Millions of Texans have read the “Victory or Death” letter written at the Alamo more than 170 years ago. But only a small number of them have ever laid eyes on the original — a brief plea for reinforcements written by Lt. Col. William Barret Travis on Feb. 24, 1836, as he and his outnumbered men faced the Mexican Army.
Whether it ever returns to the Alamo is now a hotly debated issue.
The letter has become one of the most revered documents in Texas history, and one of its phrases — “Victory or Death,” which Colonel Travis underlined three times — has endured as an unofficial Texas slogan, turning up on flags and, occasionally, in the speeches of politicians, including one that Gov. Rick Perry gave last year as he campaigned for president.
The document is kept in a secured storage area at the state archives building in Austin, off limits to the public. It has been publicly displayed only seven times since the early 1900s. Bill O’Neal, 70, the official state historian, has never seen the original.
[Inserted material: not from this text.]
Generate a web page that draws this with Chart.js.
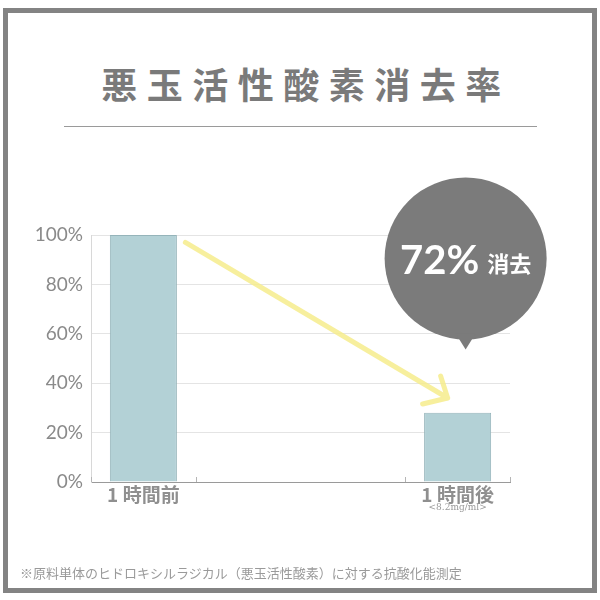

But a plan to display the letter for two weeks next year at the Alamo in San Antonio has posed a dilemma for its custodians, the Texas State Library and Archives Commission. The state’s land commissioner, Jerry Patterson, has asked the archives commission for permission to transport the document from Austin to San Antonio and display it to the public beginning in late February as part of the 177th anniversary of the battle at the Alamo. The letter has never returned to the Alamo, and it was exhibited outside Austin just three times between 1936 and 2006.